↓↓↓

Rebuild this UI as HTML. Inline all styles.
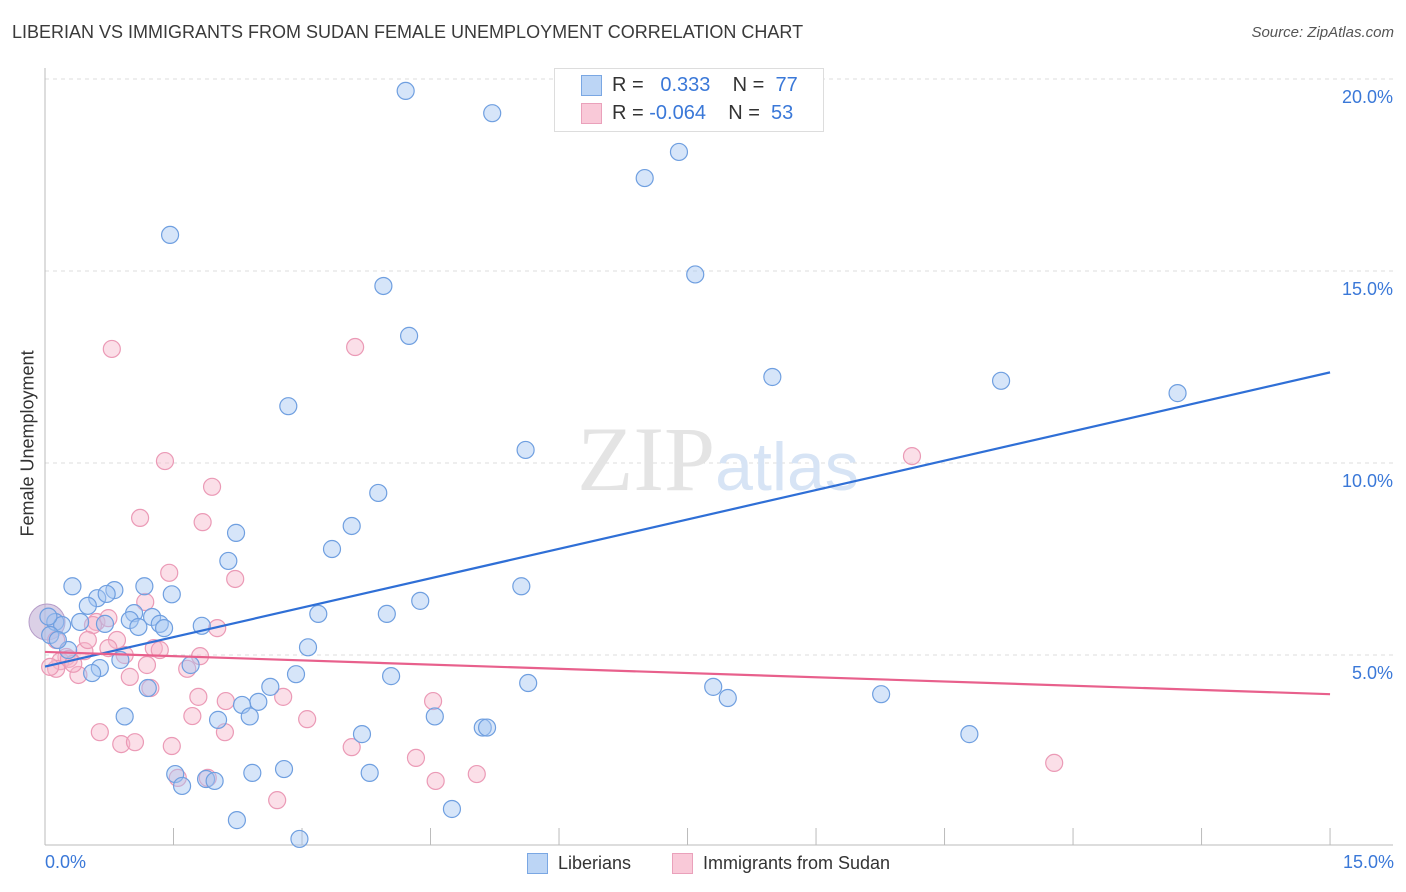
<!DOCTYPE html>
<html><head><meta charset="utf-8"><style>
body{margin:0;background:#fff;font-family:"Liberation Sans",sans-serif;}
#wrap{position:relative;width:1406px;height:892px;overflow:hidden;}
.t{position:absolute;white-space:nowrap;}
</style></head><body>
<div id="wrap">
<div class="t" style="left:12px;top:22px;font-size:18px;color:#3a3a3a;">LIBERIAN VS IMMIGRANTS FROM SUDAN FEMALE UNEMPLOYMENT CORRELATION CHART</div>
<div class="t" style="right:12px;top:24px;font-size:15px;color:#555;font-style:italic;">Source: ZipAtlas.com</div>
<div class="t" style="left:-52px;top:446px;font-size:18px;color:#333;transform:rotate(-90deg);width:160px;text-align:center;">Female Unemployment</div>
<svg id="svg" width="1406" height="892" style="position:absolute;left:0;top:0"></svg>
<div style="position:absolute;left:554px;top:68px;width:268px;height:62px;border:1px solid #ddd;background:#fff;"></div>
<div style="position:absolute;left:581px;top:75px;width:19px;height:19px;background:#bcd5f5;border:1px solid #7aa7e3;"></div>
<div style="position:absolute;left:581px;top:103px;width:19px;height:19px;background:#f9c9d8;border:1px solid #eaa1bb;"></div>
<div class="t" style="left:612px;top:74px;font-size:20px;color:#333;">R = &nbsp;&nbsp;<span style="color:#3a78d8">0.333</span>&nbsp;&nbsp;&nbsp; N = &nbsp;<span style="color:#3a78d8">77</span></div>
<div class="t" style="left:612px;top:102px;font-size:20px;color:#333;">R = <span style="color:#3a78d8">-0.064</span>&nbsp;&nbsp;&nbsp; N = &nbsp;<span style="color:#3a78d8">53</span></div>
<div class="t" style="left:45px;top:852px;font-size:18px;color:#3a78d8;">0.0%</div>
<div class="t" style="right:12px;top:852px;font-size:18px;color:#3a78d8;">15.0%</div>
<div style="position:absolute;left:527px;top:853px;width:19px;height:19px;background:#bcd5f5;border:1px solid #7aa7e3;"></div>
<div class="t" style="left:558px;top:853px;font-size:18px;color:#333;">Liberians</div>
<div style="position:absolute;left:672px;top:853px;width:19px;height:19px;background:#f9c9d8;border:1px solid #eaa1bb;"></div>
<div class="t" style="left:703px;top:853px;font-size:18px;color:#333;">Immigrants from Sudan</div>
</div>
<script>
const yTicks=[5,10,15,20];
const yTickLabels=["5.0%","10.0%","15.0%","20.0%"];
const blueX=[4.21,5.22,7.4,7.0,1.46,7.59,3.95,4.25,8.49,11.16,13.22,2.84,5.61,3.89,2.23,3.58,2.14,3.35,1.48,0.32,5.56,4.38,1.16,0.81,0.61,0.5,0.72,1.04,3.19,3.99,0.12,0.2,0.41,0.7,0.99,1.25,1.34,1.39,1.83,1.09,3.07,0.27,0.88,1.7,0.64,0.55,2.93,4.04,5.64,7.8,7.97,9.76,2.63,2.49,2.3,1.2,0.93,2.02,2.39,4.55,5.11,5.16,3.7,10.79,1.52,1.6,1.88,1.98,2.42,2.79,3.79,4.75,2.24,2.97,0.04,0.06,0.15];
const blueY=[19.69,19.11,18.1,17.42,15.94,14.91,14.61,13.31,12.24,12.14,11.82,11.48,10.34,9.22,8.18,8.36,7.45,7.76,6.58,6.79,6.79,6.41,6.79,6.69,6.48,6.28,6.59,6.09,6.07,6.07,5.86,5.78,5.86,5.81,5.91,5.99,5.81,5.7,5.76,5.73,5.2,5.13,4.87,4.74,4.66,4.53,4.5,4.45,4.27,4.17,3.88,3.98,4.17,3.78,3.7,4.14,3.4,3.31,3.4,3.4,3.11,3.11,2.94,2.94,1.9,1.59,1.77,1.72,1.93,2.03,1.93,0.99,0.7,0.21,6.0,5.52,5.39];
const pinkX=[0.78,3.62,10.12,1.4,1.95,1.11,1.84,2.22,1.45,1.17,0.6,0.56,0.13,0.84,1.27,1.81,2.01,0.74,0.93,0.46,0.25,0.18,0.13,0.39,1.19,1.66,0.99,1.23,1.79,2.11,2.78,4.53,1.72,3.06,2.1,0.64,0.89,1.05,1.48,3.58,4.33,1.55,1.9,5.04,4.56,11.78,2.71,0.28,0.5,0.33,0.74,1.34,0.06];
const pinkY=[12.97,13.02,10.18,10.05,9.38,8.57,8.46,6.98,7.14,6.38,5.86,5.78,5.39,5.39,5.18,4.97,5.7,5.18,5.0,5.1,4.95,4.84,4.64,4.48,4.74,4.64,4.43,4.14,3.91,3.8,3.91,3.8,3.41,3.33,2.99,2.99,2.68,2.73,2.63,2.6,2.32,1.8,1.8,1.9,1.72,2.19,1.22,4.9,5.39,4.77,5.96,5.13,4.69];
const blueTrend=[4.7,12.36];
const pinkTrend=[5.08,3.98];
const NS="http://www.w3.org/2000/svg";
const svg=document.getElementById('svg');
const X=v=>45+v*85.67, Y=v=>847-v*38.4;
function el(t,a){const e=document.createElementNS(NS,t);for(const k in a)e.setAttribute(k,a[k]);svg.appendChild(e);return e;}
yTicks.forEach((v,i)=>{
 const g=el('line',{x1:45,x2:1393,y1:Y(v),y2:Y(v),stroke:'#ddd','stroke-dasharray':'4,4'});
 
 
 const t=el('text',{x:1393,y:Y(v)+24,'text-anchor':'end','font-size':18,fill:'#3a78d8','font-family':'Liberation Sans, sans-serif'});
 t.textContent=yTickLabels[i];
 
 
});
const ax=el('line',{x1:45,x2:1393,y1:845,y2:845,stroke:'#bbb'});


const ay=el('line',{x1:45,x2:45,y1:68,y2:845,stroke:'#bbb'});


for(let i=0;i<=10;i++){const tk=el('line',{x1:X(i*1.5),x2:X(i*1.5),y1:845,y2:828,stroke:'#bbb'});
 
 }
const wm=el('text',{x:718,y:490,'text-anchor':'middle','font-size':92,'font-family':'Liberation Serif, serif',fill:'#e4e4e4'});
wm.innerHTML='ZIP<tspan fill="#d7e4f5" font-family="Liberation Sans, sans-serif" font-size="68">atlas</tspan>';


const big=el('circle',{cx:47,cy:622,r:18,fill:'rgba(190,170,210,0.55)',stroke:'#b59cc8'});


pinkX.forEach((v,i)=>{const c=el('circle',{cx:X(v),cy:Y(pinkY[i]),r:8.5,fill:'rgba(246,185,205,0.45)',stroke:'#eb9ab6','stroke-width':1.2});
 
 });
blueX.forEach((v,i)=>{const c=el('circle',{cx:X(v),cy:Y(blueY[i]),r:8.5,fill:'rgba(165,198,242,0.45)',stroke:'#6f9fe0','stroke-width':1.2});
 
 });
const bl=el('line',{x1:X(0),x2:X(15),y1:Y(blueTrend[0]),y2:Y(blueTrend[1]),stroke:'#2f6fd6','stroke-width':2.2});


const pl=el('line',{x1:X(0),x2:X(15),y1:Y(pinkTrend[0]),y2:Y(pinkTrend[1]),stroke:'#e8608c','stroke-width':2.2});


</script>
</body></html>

↑↑↑

REQUEST:
Reproduce the whole listing exactly, but not the images in it.

TASK ANSWER:
Rebuild this UI as HTML. Inline all styles.
<!DOCTYPE html>
<html><head><meta charset="utf-8"><style>
body{margin:0;background:#fff;font-family:"Liberation Sans",sans-serif;}
#wrap{position:relative;width:1406px;height:892px;overflow:hidden;}
.t{position:absolute;white-space:nowrap;}
</style></head><body>
<div id="wrap">
<div class="t" style="left:12px;top:22px;font-size:18px;color:#3a3a3a;">LIBERIAN VS IMMIGRANTS FROM SUDAN FEMALE UNEMPLOYMENT CORRELATION CHART</div>
<div class="t" style="right:12px;top:24px;font-size:15px;color:#555;font-style:italic;">Source: ZipAtlas.com</div>
<div class="t" style="left:-52px;top:446px;font-size:18px;color:#333;transform:rotate(-90deg);width:160px;text-align:center;">Female Unemployment</div>
<svg id="svg" width="1406" height="892" style="position:absolute;left:0;top:0"></svg>
<div style="position:absolute;left:554px;top:68px;width:268px;height:62px;border:1px solid #ddd;background:#fff;"></div>
<div style="position:absolute;left:581px;top:75px;width:19px;height:19px;background:#bcd5f5;border:1px solid #7aa7e3;"></div>
<div style="position:absolute;left:581px;top:103px;width:19px;height:19px;background:#f9c9d8;border:1px solid #eaa1bb;"></div>
<div class="t" style="left:612px;top:74px;font-size:20px;color:#333;">R = &nbsp;&nbsp;<span style="color:#3a78d8">0.333</span>&nbsp;&nbsp;&nbsp; N = &nbsp;<span style="color:#3a78d8">77</span></div>
<div class="t" style="left:612px;top:102px;font-size:20px;color:#333;">R = <span style="color:#3a78d8">-0.064</span>&nbsp;&nbsp;&nbsp; N = &nbsp;<span style="color:#3a78d8">53</span></div>
<div class="t" style="left:45px;top:852px;font-size:18px;color:#3a78d8;">0.0%</div>
<div class="t" style="right:12px;top:852px;font-size:18px;color:#3a78d8;">15.0%</div>
<div style="position:absolute;left:527px;top:853px;width:19px;height:19px;background:#bcd5f5;border:1px solid #7aa7e3;"></div>
<div class="t" style="left:558px;top:853px;font-size:18px;color:#333;">Liberians</div>
<div style="position:absolute;left:672px;top:853px;width:19px;height:19px;background:#f9c9d8;border:1px solid #eaa1bb;"></div>
<div class="t" style="left:703px;top:853px;font-size:18px;color:#333;">Immigrants from Sudan</div>
</div>
<script>
const yTicks=[5,10,15,20];
const yTickLabels=["5.0%","10.0%","15.0%","20.0%"];
const blueX=[4.21,5.22,7.4,7.0,1.46,7.59,3.95,4.25,8.49,11.16,13.22,2.84,5.61,3.89,2.23,3.58,2.14,3.35,1.48,0.32,5.56,4.38,1.16,0.81,0.61,0.5,0.72,1.04,3.19,3.99,0.12,0.2,0.41,0.7,0.99,1.25,1.34,1.39,1.83,1.09,3.07,0.27,0.88,1.7,0.64,0.55,2.93,4.04,5.64,7.8,7.97,9.76,2.63,2.49,2.3,1.2,0.93,2.02,2.39,4.55,5.11,5.16,3.7,10.79,1.52,1.6,1.88,1.98,2.42,2.79,3.79,4.75,2.24,2.97,0.04,0.06,0.15];
const blueY=[19.69,19.11,18.1,17.42,15.94,14.91,14.61,13.31,12.24,12.14,11.82,11.48,10.34,9.22,8.18,8.36,7.45,7.76,6.58,6.79,6.79,6.41,6.79,6.69,6.48,6.28,6.59,6.09,6.07,6.07,5.86,5.78,5.86,5.81,5.91,5.99,5.81,5.7,5.76,5.73,5.2,5.13,4.87,4.74,4.66,4.53,4.5,4.45,4.27,4.17,3.88,3.98,4.17,3.78,3.7,4.14,3.4,3.31,3.4,3.4,3.11,3.11,2.94,2.94,1.9,1.59,1.77,1.72,1.93,2.03,1.93,0.99,0.7,0.21,6.0,5.52,5.39];
const pinkX=[0.78,3.62,10.12,1.4,1.95,1.11,1.84,2.22,1.45,1.17,0.6,0.56,0.13,0.84,1.27,1.81,2.01,0.74,0.93,0.46,0.25,0.18,0.13,0.39,1.19,1.66,0.99,1.23,1.79,2.11,2.78,4.53,1.72,3.06,2.1,0.64,0.89,1.05,1.48,3.58,4.33,1.55,1.9,5.04,4.56,11.78,2.71,0.28,0.5,0.33,0.74,1.34,0.06];
const pinkY=[12.97,13.02,10.18,10.05,9.38,8.57,8.46,6.98,7.14,6.38,5.86,5.78,5.39,5.39,5.18,4.97,5.7,5.18,5.0,5.1,4.95,4.84,4.64,4.48,4.74,4.64,4.43,4.14,3.91,3.8,3.91,3.8,3.41,3.33,2.99,2.99,2.68,2.73,2.63,2.6,2.32,1.8,1.8,1.9,1.72,2.19,1.22,4.9,5.39,4.77,5.96,5.13,4.69];
const blueTrend=[4.7,12.36];
const pinkTrend=[5.08,3.98];
const NS="http://www.w3.org/2000/svg";
const svg=document.getElementById('svg');
const X=v=>45+v*85.67, Y=v=>847-v*38.4;
function el(t,a){const e=document.createElementNS(NS,t);for(const k in a)e.setAttribute(k,a[k]);svg.appendChild(e);return e;}
yTicks.forEach((v,i)=>{
 const g=el('line',{x1:45,x2:1393,y1:Y(v),y2:Y(v),stroke:'#ddd','stroke-dasharray':'4,4'});
 
 
 const t=el('text',{x:1393,y:Y(v)+24,'text-anchor':'end','font-size':18,fill:'#3a78d8','font-family':'Liberation Sans, sans-serif'});
 t.textContent=yTickLabels[i];
 
 
});
const ax=el('line',{x1:45,x2:1393,y1:845,y2:845,stroke:'#bbb'});


const ay=el('line',{x1:45,x2:45,y1:68,y2:845,stroke:'#bbb'});


for(let i=0;i<=10;i++){const tk=el('line',{x1:X(i*1.5),x2:X(i*1.5),y1:845,y2:828,stroke:'#bbb'});
 
 }
const wm=el('text',{x:718,y:490,'text-anchor':'middle','font-size':92,'font-family':'Liberation Serif, serif',fill:'#e4e4e4'});
wm.innerHTML='ZIP<tspan fill="#d7e4f5" font-family="Liberation Sans, sans-serif" font-size="68">atlas</tspan>';


const big=el('circle',{cx:47,cy:622,r:18,fill:'rgba(190,170,210,0.55)',stroke:'#b59cc8'});


pinkX.forEach((v,i)=>{const c=el('circle',{cx:X(v),cy:Y(pinkY[i]),r:8.5,fill:'rgba(246,185,205,0.45)',stroke:'#eb9ab6','stroke-width':1.2});
 
 });
blueX.forEach((v,i)=>{const c=el('circle',{cx:X(v),cy:Y(blueY[i]),r:8.5,fill:'rgba(165,198,242,0.45)',stroke:'#6f9fe0','stroke-width':1.2});
 
 });
const bl=el('line',{x1:X(0),x2:X(15),y1:Y(blueTrend[0]),y2:Y(blueTrend[1]),stroke:'#2f6fd6','stroke-width':2.2});


const pl=el('line',{x1:X(0),x2:X(15),y1:Y(pinkTrend[0]),y2:Y(pinkTrend[1]),stroke:'#e8608c','stroke-width':2.2});


</script>
</body></html>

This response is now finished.